ZFS argumentation gets exhausting, and has ever since it was released. It ends up as a proxy for Sun vs. Linux, GNU vs. BSD, Apple vs. Google, hippy free software vs. corporate open source, pick your side. Everyone has an opinion, everyone thinks it's crucially important, and as a result of that hyperbole everyone ends up thinking that ZFS (dtrace gets a lot of the same treatment) is some kind of magically irreplaceable technology.

And... it's really not. Like I said above if it disappeared from the universe and everyone had to use dm/lvm for the actual problems they need to solve with storage management[1], no one would really care.

[1] Itself an increasingly vanishing problem area! I mean, at scale and at the performance limit, virtually everything lives behind a cloud-adjacent API barrier these days, and the backends there worry much more about driver and hardware complexity than they do about mere "filesystems". Dithering about individual files on individual systems in the professional world is mostly limited to optimizing boot and update time on client OSes. And outside the professional world it's a bunch of us nerds trying to optimize our movie collections on local networks; realistically we could be doing that on something as awful NTFS if we had to.

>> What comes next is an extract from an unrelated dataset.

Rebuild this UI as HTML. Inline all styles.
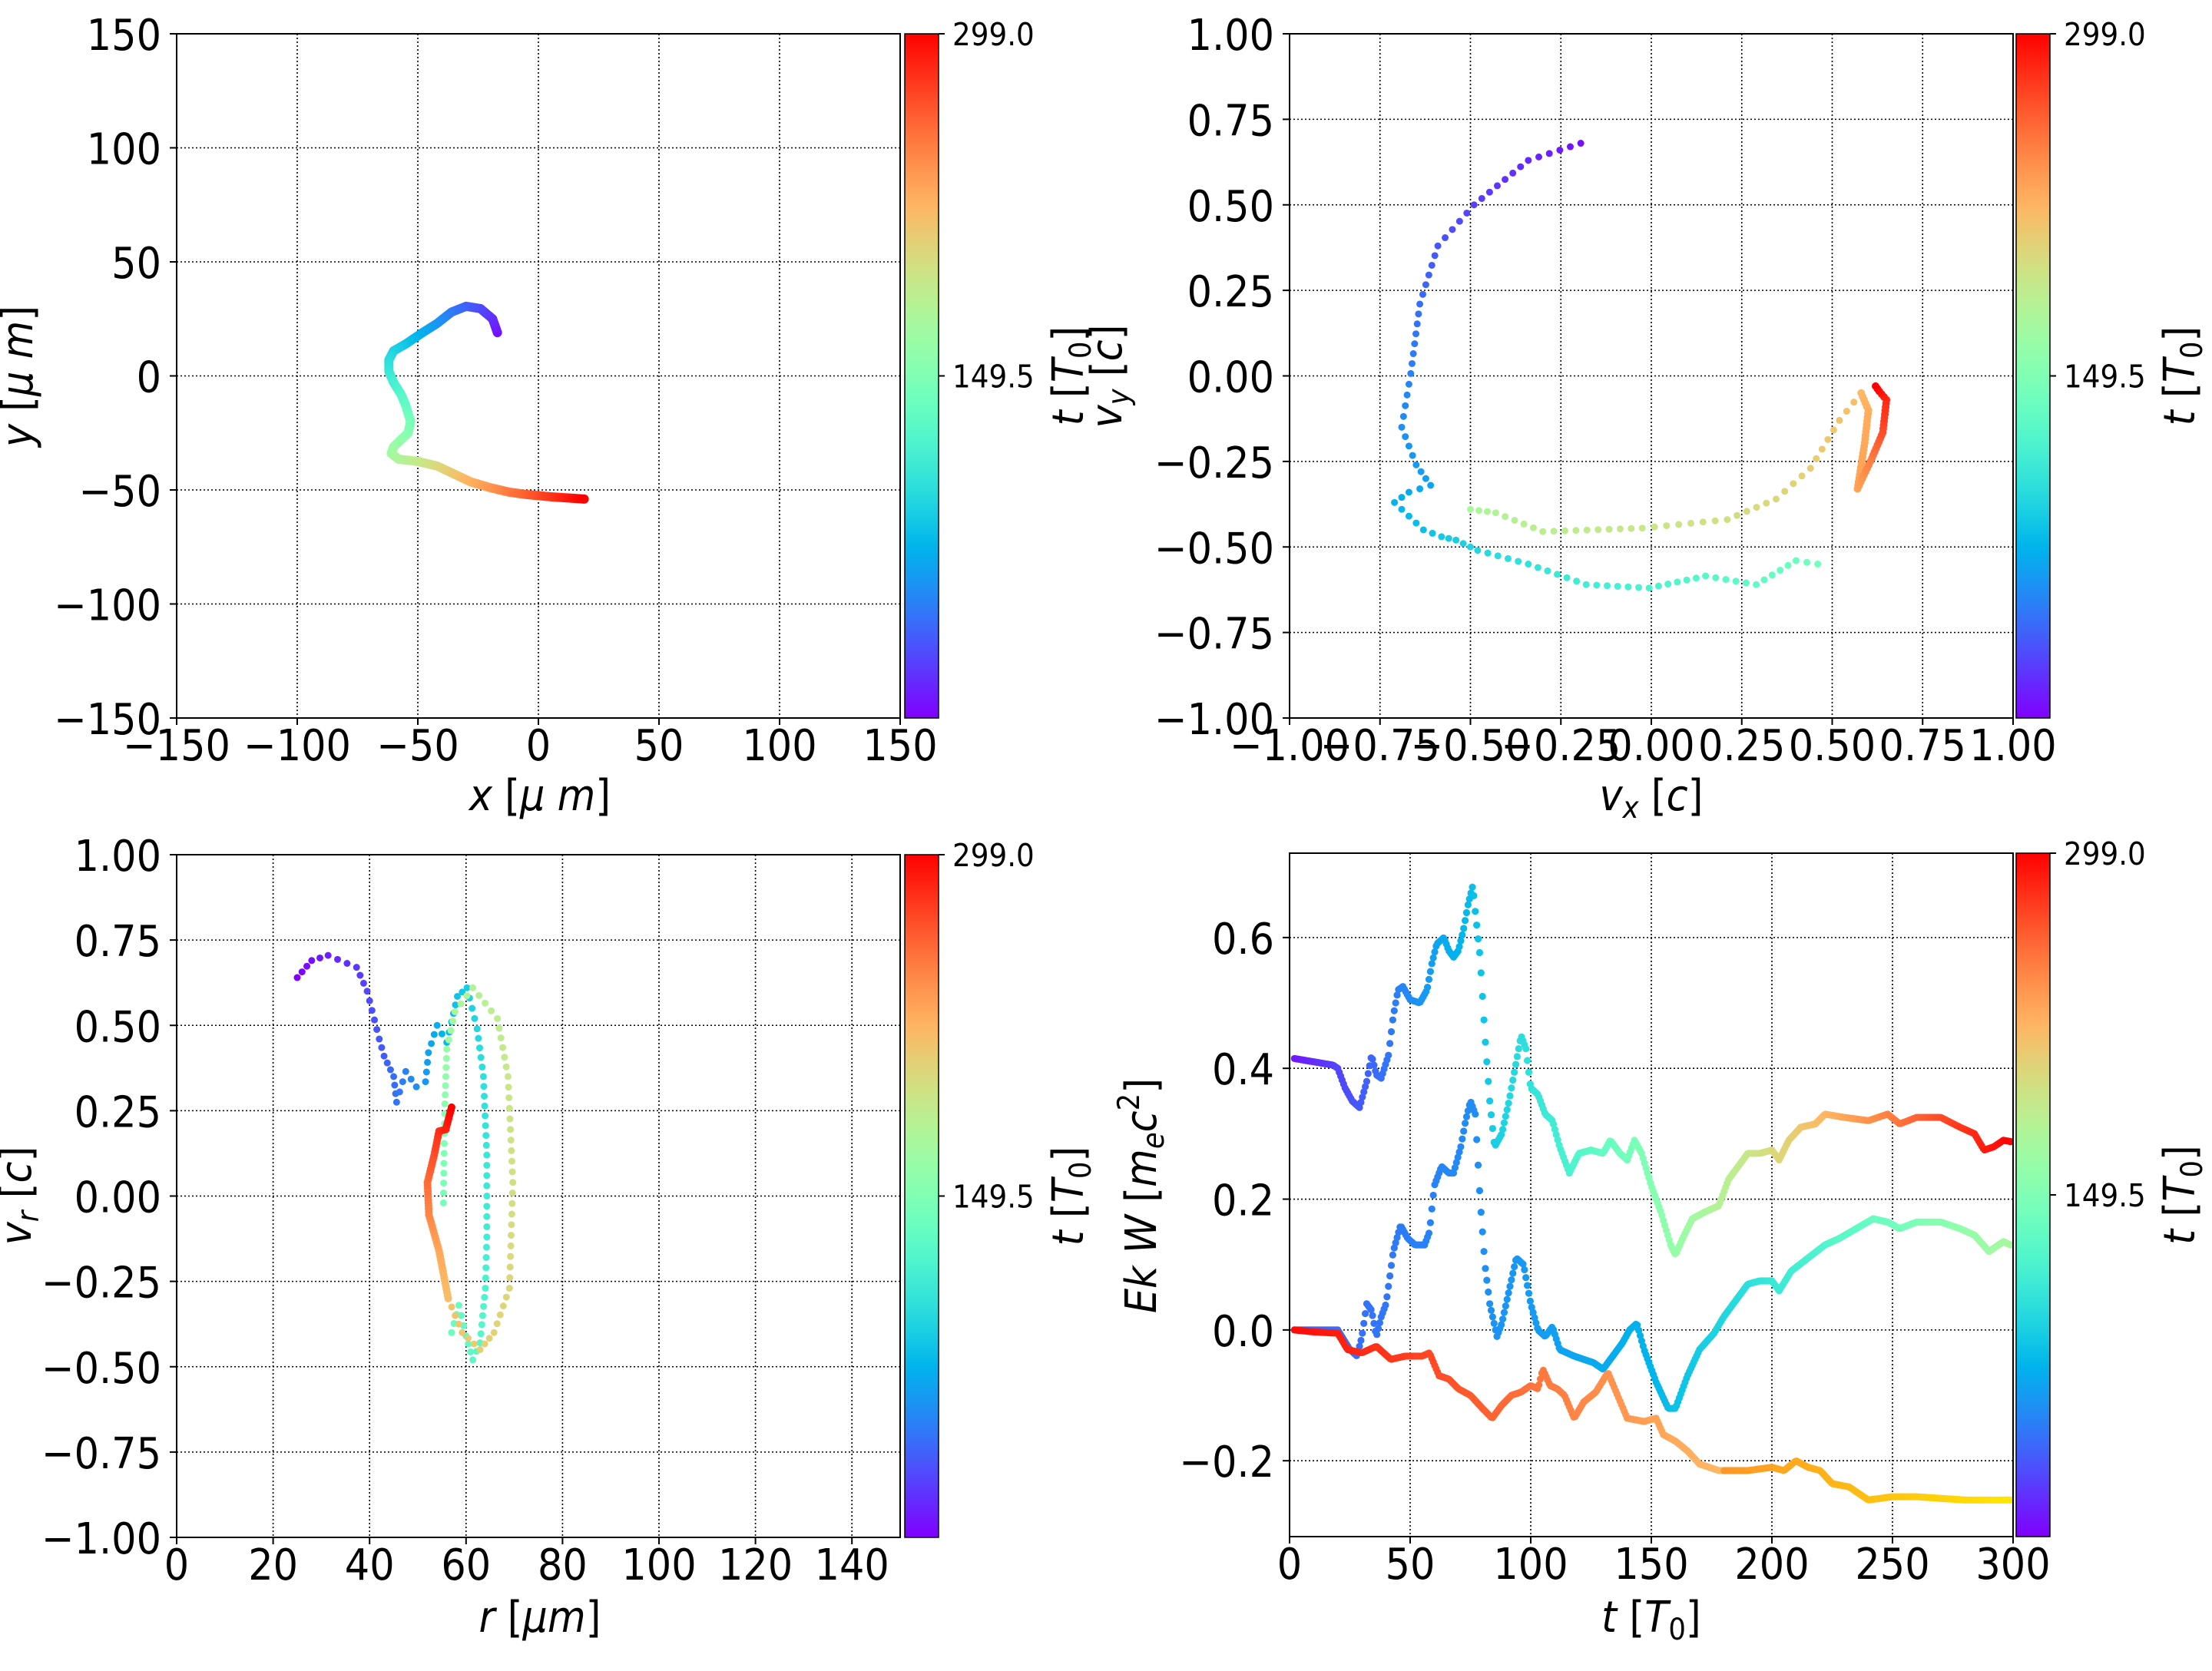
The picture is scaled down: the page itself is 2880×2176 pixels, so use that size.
<!DOCTYPE html>
<html><head><meta charset="utf-8"><style>
html,body{margin:0;padding:0;background:#fff;}
svg{display:block;}
text{font-family:"DejaVu Sans","Liberation Sans",sans-serif;fill:#000;}
.it{font-style:italic;}
</style></head><body>
<svg id="s" xmlns="http://www.w3.org/2000/svg" width="2880" height="2176" viewBox="0 0 2880 2176">
<defs>
<linearGradient id="rb" x1="0" y1="1" x2="0" y2="0"></linearGradient>
</defs>
<rect width="2880" height="2176" fill="#fff"/>
<g id="g"></g>
</svg>
<script>
(function(){
const NS="http://www.w3.org/2000/svg";
const g=document.getElementById('g');
const SX=0.91;
function el(t,a,p){const e=document.createElementNS(NS,t);for(const k in a)e.setAttribute(k,a[k]);(p||g).appendChild(e);return e;}
function txt(x,y,size,anchor,html,rot){
 const grp=el('g',{transform:`translate(${x},${y})`+(rot?' rotate(-90)':'')+` scale(${SX},1)`});
 const t=el('text',{x:0,y:0,'font-size':size,'text-anchor':anchor},grp);t.innerHTML=html;return t;}
function rainbow(x){x=Math.max(0,Math.min(1,x));let r=Math.min(1,Math.abs(2*x-0.5)),gg=Math.sin(Math.PI*x),b=Math.cos(Math.PI*x/2);
return `rgb(${Math.round(r*255)},${Math.round(gg*255)},${Math.round(Math.max(0,b)*255)})`;}
const grad=document.getElementById('rb');
for(let i=0;i<=20;i++){el('stop',{offset:i/20,'stop-color':rainbow(i/20)},grad);}
function fmt(v,d){let s=Math.abs(v).toFixed(d);return (v<-1e-9?'\u2212':'')+s;}
function panel(P){
 const sx=v=>P.x0+(v-P.xr[0])/(P.xr[1]-P.xr[0])*(P.x1-P.x0);
 const sy=v=>P.y1-(v-P.yr[0])/(P.yr[1]-P.yr[0])*(P.y1-P.y0);
 P.sx=sx;P.sy=sy;
 P.xt.forEach(v=>{const x=sx(v);el('line',{x1:x,x2:x,y1:P.y0,y2:P.y1,stroke:'#000','stroke-width':1.6,'stroke-dasharray':'2,3'});
  el('line',{x1:x,x2:x,y1:P.y1,y2:P.y1+9,stroke:'#000','stroke-width':2});
  txt(x,P.y1+55,56,'middle',fmt(v,P.xd));});
 P.yt.forEach(v=>{const y=sy(v);el('line',{x1:P.x0,x2:P.x1,y1:y,y2:y,stroke:'#000','stroke-width':1.6,'stroke-dasharray':'2,3'});
  el('line',{x1:P.x0-9,x2:P.x0,y1:y,y2:y,stroke:'#000','stroke-width':2});
  txt(P.x0-20,y+21,56,'end',fmt(v,P.yd));});
 el('rect',{x:P.cb,y:P.y0,width:44,height:P.y1-P.y0,fill:'url(#rb)',stroke:'#000','stroke-width':1.5});
 const cym=(P.y0+P.y1)/2;
 [[P.y0,'299.0'],[cym,'149.5']].forEach(([y,s])=>{el('line',{x1:P.cb+44,x2:P.cb+52,y1:y,y2:y,stroke:'#000','stroke-width':2});
  txt(P.cb+62,y+15,41,'start',s);});
 txt(P.cb+232,cym,56,'middle','<tspan class="it">t</tspan> [<tspan class="it">T</tspan><tspan font-size="39" dy="10">0</tspan><tspan dy="-10">]</tspan>',true);
}
function dots(P,pts,spacing,r,clipId){
 const grp=el('g',{'clip-path':`url(#${clipId})`});
 for(let i=0;i<pts.length-1;i++){
  const a=pts[i],b=pts[i+1];
  const ax=P.sx(a[0]),ay=P.sy(a[1]),bx=P.sx(b[0]),by=P.sy(b[1]);
  const n=Math.max(1,Math.ceil(Math.hypot(bx-ax,by-ay)/spacing));
  for(let k=0;k<n;k++){const f=k/n;el('circle',{cx:ax+(bx-ax)*f,cy:ay+(by-ay)*f,r:r,fill:rainbow(a[2]+(b[2]-a[2])*f)},grp);}
 }
 const L=pts[pts.length-1];el('circle',{cx:P.sx(L[0]),cy:P.sy(L[1]),r:r,fill:rainbow(L[2])},grp);
}
function clip(id,P){const d=document.querySelector('defs');const c=el('clipPath',{id:id},d);el('rect',{x:P.x0,y:P.y0,width:P.x1-P.x0,height:P.y1-P.y0},c);}
function frame(P){el('rect',{x:P.x0,y:P.y0,width:P.x1-P.x0,height:P.y1-P.y0,fill:'none',stroke:'#000','stroke-width':2});}
function rng(a,b,s){const r=[];for(let v=a;v<=b+1e-9;v+=s)r.push(Math.round(v*1000)/1000);return r;}

const P1={x0:230,x1:1172,y0:44,y1:935,xr:[-150,150],yr:[-150,150],xt:rng(-150,150,50),yt:rng(-150,150,50),xd:0,yd:0,cb:1178};
panel(P1);clip('c1',P1);
let p1=[[-17,19],[-19,25],[-24,29.5],[-30,30.5],[-36,28],[-42,23],[-48,19],[-55,14],[-60,11],[-62,7],[-62,2],[-60,-3],[-57,-8],[-55,-13],[-53,-20],[-54,-25],[-57,-28],[-60,-31],[-61,-34],[-58,-36.5],[-50,-37.5],[-42,-39.5],[-35,-43],[-28,-46.5],[-20,-49],[-12,-51],[-5,-52],[5,-53],[19,-54]];
{let L=[0];for(let i=1;i<p1.length;i++)L.push(L[i-1]+Math.hypot(p1[i][0]-p1[i-1][0],p1[i][1]-p1[i-1][1]));p1=p1.map((p,i)=>[p[0],p[1],0.02+0.98*L[i]/L[L.length-1]]);}
dots(P1,p1,2.5,6,'c1');frame(P1);
txt(703,1055,56,'middle','<tspan class="it">x</tspan>  [<tspan class="it">μ m</tspan>]');
txt(42,490,56,'middle','<tspan class="it">y</tspan>  [<tspan class="it">μ m</tspan>]',true);

const P2={x0:1679,x1:2621,y0:44,y1:935,xr:[-1,1],yr:[-1,1],xt:rng(-1,1,0.25),yt:rng(-1,1,0.25),xd:2,yd:2,cb:2625};
panel(P2);clip('c2',P2);
const p2a=[[-0.195,0.68,0.02],[-0.34,0.63,0.05],[-0.49,0.50,0.08],[-0.59,0.38,0.11],[-0.64,0.21,0.14],[-0.665,0.007,0.17],[-0.69,-0.15,0.19],[-0.65,-0.26,0.21],[-0.61,-0.32,0.22],[-0.67,-0.34,0.23],[-0.71,-0.37,0.25],[-0.63,-0.45,0.27],[-0.58,-0.47,0.29],[-0.54,-0.48,0.3],[-0.48,-0.51,0.32],[-0.34,-0.55,0.35],[-0.18,-0.61,0.38],[-0.006,-0.62,0.4],[0.15,-0.585,0.42],[0.29,-0.61,0.44],[0.40,-0.54,0.46],[0.46,-0.55,0.48]];
const p2b=[[-0.50,-0.39,0.58],[-0.43,-0.40,0.6],[-0.30,-0.455,0.62],[-0.025,-0.445,0.64],[0.21,-0.42,0.66],[0.345,-0.36,0.68],[0.44,-0.27,0.7],[0.52,-0.13,0.72],[0.58,-0.05,0.74],[0.60,-0.10,0.76],[0.59,-0.195,0.77],[0.57,-0.33,0.78],[0.61,-0.24,0.84],[0.64,-0.165,0.9],[0.65,-0.07,0.95],[0.63,-0.045,0.98],[0.62,-0.03,1]];
dots(P2,p2a,15,4.5,'c2');dots(P2,p2b.slice(0,9),16,4.5,'c2');dots(P2,p2b.slice(8),5,5,'c2');frame(P2);
txt(2150,1055,56,'middle','<tspan class="it">v</tspan><tspan class="it" font-size="39" dy="10">x</tspan><tspan dy="-10"> [</tspan><tspan class="it">c</tspan>]');
txt(1460,490,56,'middle','<tspan class="it">v</tspan><tspan class="it" font-size="39" dy="10">y</tspan><tspan dy="-10"> [</tspan><tspan class="it">c</tspan>]',true);

const P3={x0:230,x1:1172,y0:1113,y1:2002,xr:[0,150],yr:[-1,1],xt:rng(0,140,20),yt:rng(-1,1,0.25),xd:0,yd:2,cb:1178};
panel(P3);clip('c3',P3);
const p3a=[[25,0.64,0.0],[28,0.69,0.02],[31.4,0.705,0.04],[37.3,0.67,0.07],[39.5,0.60,0.09],[42,0.46,0.11],[43,0.41,0.12],[45,0.35,0.14],[45.6,0.275,0.15],[47.5,0.365,0.17],[49.7,0.32,0.19],[51.6,0.335,0.2],[52.2,0.42,0.22],[54,0.5,0.24],[56,0.45,0.26],[57,0.51,0.27],[58.2,0.585,0.28],[60.2,0.61,0.3],[62.3,0.49,0.32],[63.6,0.35,0.34],[64.3,0.12,0.36],[64.3,-0.12,0.38],[64,-0.27,0.4],[62.9,-0.43,0.42],[61.4,-0.48,0.43],[60,-0.41,0.44],[58.5,-0.32,0.45],[57,-0.40,0.46]];
const p3b=[[55.3,-0.02,0.48],[55.6,0.27,0.52],[56,0.43,0.55],[57.7,0.54,0.58],[61.4,0.61,0.6],[66.5,0.52,0.62],[68.7,0.35,0.64],[69.7,0.04,0.66],[69,-0.27,0.68],[65.8,-0.40,0.69],[62.9,-0.45,0.7],[59.2,-0.40,0.71],[56.3,-0.30,0.73]];
const p3c=[[56.3,-0.30,0.73],[54.4,-0.16,0.77],[52.3,-0.055,0.82],[52,0.04,0.86],[53.4,0.12,0.9],[54.4,0.19,0.94],[55.8,0.195,0.96],[57,0.26,1]];
dots(P3,p3a,14,4.5,'c3');dots(P3,p3b,14,4.5,'c3');dots(P3,p3c,4,5,'c3');frame(P3);
txt(703,2125,56,'middle','<tspan class="it">r</tspan> [<tspan class="it">μm</tspan>]');
txt(40,1557,56,'middle','<tspan class="it">v</tspan><tspan class="it" font-size="39" dy="10">r</tspan><tspan dy="-10"> [</tspan><tspan class="it">c</tspan>]',true);

const P4={x0:1679,x1:2621,y0:1111,y1:2001,xr:[0,300],yr:[-0.316,0.729],xt:rng(0,300,50),yt:[-0.2,0,0.2,0.4,0.6],xd:0,yd:1,cb:2625};
panel(P4);clip('c4',P4);
const topS=[[2,0.415],[10,0.41],[18,0.405],[20,0.4],[23,0.37],[26,0.35],[29,0.34],[32,0.38],[34,0.42],[36,0.39],[38,0.385],[41,0.42],[43,0.48],[45,0.52],[47,0.525],[50,0.505],[54,0.5],[57,0.52],[59,0.56],[61,0.59],[64,0.6],[66,0.58],[68,0.57],[70,0.58],[72,0.61],[74,0.65],[76,0.68],[77,0.64],[79,0.57],[81,0.45],[83,0.35],[85,0.28],[88,0.3],[91,0.35],[94,0.41],[96,0.45],[98,0.43],[100,0.37],[103,0.36],[106,0.33],[109,0.32],[112,0.28],[116,0.24],[120,0.27],[125,0.275],[130,0.27],[133,0.29],[137,0.27],[140,0.26],[143,0.29],[146,0.27],[150,0.22],[154,0.18],[158,0.13],[160,0.115],[163,0.14],[167,0.17],[172,0.18],[178,0.19],[182,0.23],[186,0.25],[190,0.27],[195,0.27],[200,0.275],[203,0.26],[207,0.29],[212,0.31],[218,0.315],[222,0.33],[230,0.325],[240,0.32],[248,0.33],[253,0.315],[260,0.325],[270,0.325],[278,0.31],[284,0.3],[288,0.275],[292,0.28],[296,0.29],[299,0.288]];
const midS=[[2,0],[10,0],[20,0],[25,-0.03],[28,-0.04],[30,-0.01],[32,0.04],[34,0.03],[36,-0.01],[38,0.02],[40,0.04],[43,0.12],[46,0.16],[49,0.14],[52,0.13],[56,0.13],[58,0.15],[60,0.22],[63,0.25],[66,0.24],[68,0.24],[71,0.28],[73,0.32],[75,0.35],[77,0.33],[79,0.2],[81,0.1],[83,0.04],[86,-0.01],[88,0.01],[91,0.06],[94,0.11],[97,0.1],[100,0.04],[103,0],[106,-0.01],[109,0.005],[112,-0.03],[118,-0.04],[126,-0.05],[130,-0.06],[134,-0.04],[138,-0.02],[141,0],[144,0.01],[147,-0.03],[152,-0.08],[157,-0.12],[160,-0.12],[165,-0.07],[170,-0.03],[176,-0.005],[180,0.02],[184,0.04],[190,0.07],[195,0.075],[200,0.075],[203,0.06],[208,0.09],[215,0.11],[222,0.13],[228,0.14],[235,0.155],[242,0.17],[248,0.165],[253,0.155],[260,0.165],[270,0.165],[278,0.155],[284,0.145],[290,0.12],[296,0.135],[299,0.13]];
const botS=[[2,0],[10,-0.003],[20,-0.005],[24,-0.03],[30,-0.035],[36,-0.025],[42,-0.045],[48,-0.04],[55,-0.04],[58,-0.035],[62,-0.07],[66,-0.075],[70,-0.09],[75,-0.1],[80,-0.12],[84,-0.135],[88,-0.115],[92,-0.1],[96,-0.095],[100,-0.085],[103,-0.09],[105,-0.06],[108,-0.085],[111,-0.09],[114,-0.1],[118,-0.135],[122,-0.11],[127,-0.095],[132,-0.065],[136,-0.1],[140,-0.135],[147,-0.14],[152,-0.135],[155,-0.16],[160,-0.17],[165,-0.185],[170,-0.205],[178,-0.215],[190,-0.215],[200,-0.21],[205,-0.215],[210,-0.2],[215,-0.21],[220,-0.215],[225,-0.235],[232,-0.24],[240,-0.26],[250,-0.255],[260,-0.255],[280,-0.26],[299,-0.26]];
function tser(arr,cf){const grp=el('g',{'clip-path':'url(#c4)'});let j=0;
 for(let tt=2;tt<=299;tt+=0.6){while(j<arr.length-2&&arr[j+1][0]<tt)j++;const a=arr[j],b=arr[j+1];const f=Math.max(0,Math.min(1,(tt-a[0])/(b[0]-a[0])));const v=a[1]+(b[1]-a[1])*f;
  el('circle',{cx:P4.sx(tt),cy:P4.sy(v),r:4.6,fill:cf(tt/300)},grp);}}
tser(midS,x=>rainbow(x<0.5?0.12+0.26*x:0.25+0.66*(x-0.5)));
tser(topS,x=>rainbow(0.02+0.98*x));
tser(botS,x=>{if(x<0.6)return rainbow(0.99-0.25*x/0.6);const f=(x-0.6)/0.4;return `rgb(255,${Math.round(150+f*80)},${Math.round(40-f*40)})`;});
frame(P4);
txt(2150,2125,56,'middle','<tspan class="it">t</tspan> [<tspan class="it">T</tspan><tspan font-size="39" dy="10">0</tspan><tspan dy="-10">]</tspan>');
txt(1505,1557,56,'middle','<tspan class="it">Ek W</tspan> [<tspan class="it">m</tspan><tspan class="it" font-size="39" dy="10">e</tspan><tspan class="it" dy="-10">c</tspan><tspan font-size="39" dy="-22">2</tspan><tspan dy="22">]</tspan>',true);
})();
</script>
</body></html>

And once more, you're positing the lack of a feature that is available and very robust (c.f. "yell on the internet" vs. "discuss solutions to a problem"). You don't need your filesystem to integrate checksumming when dm/lvm already do it for you.
> You don't need your filesystem to integrate checksumming when dm/lvm already do it for you.

https://wiki.archlinux.org/title/Dm-integrity

> It uses journaling for guaranteeing write atomicity by default, which effectively halves the write speed

I'd really rather not do that, thanks.

So... there's a reason you had to cite a throwaway comment on a distro wiki and not documentation. Needless to say journaling metadata (something done in some form by every filesystem you will ever use!) does not, in fact, "halve the write speed".
> So... there's a reason you had to cite a throwaway comment on a distro wiki and not documentation.

No, I read the official kernel docs too; the Arch wiki just happened happened to be a quicker way to describe it.

From https://docs.kernel.org/admin-guide/device-mapper/dm-integri... -

> The dm-integrity target can also be used as a standalone target, in this mode it calculates and verifies the integrity tag internally. In this mode, the dm-integrity target can be used to detect silent data corruption on the disk or in the I/O path.

> There’s an alternate mode of operation where dm-integrity uses a bitmap instead of a journal. If a bit in the bitmap is 1, the corresponding region’s data and integrity tags are not synchronized - if the machine crashes, the unsynchronized regions will be recalculated. The bitmap mode is faster than the journal mode, because we don’t have to write the data twice, but it is also less reliable, because if data corruption happens when the machine crashes, it may not be detected.

This is more clearly presented lower down in the list of modes, in which most options describe how they don't actually protect against crashes, except for journal mode:

> J - journaled writes

> data and integrity tags are written to the journal and atomicity is guaranteed. In case of crash, either both data and tag or none of them are written. The journaled mode degrades write throughput twice because the data have to be written twice.

On further reflection, I grant that that might only be talking about the integrity metadata, in which case we just don't know about the impact to data writes and it would be useful to go benchmark to see what the hit is in practice.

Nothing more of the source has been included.